Even cargo ships are going 100% electric
But there's a catch...
I've noticed "electrify everything" becoming a mantra among many clean tech observers.
And it makes sense.
As battery costs come down, and as our power grids get cleaner, the idea of everything from home heating to personal transportation going electric holds considerably more appeal. Still, I had assumed that we'd be using liquid fuels in many applications for decades, even centuries, to come. Yet recently, news headlines have started to challenge that assumption.
Now we can add another vehicle to that list. Cleantechnica reports that Guangzhou Shipyard International in China has built the world's first 100% battery electric cargo ship. Just as commercial flight will go electric first on short haul flights, electric cargo ships are likely to first be deployed on short distance, fixed coastal routes.
In this case, the ship will carry about 2,200 tons of cargo a distance of 50 miles—traveling at up to 8 miles an hour—along the Pearl River. Unfortunately, the cargo it will be carrying is coal.

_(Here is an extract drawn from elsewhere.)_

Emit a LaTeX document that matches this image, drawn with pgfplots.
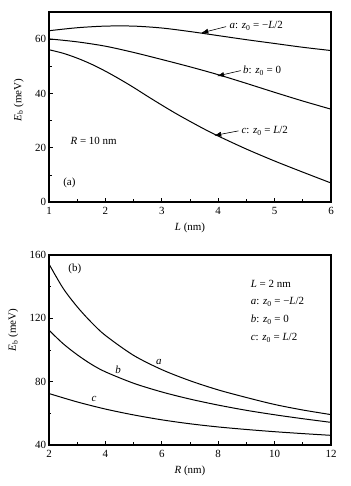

That's right: The world's first "zero emission" cargo ship will be hopping from power station to power station, delivering one of the dirtiest fuels on the planet to keep those power stations in operation and—presumably—it will be charging up with that same dirty electricity as it does so. (Charging time for the 2,400 kWh lithium-ion battery is said to be two hours.)
Still, I do see this as an encouraging step forward. Carbon and soot emissions from cargo ships have long been a concern for environmentalists. So building ships that have the potential to run on clean, renewable energy is a major step forward.
Now we just have to clean the grids that power them, and then find the coal-carrying electric cargo ships of this world something more productive to do.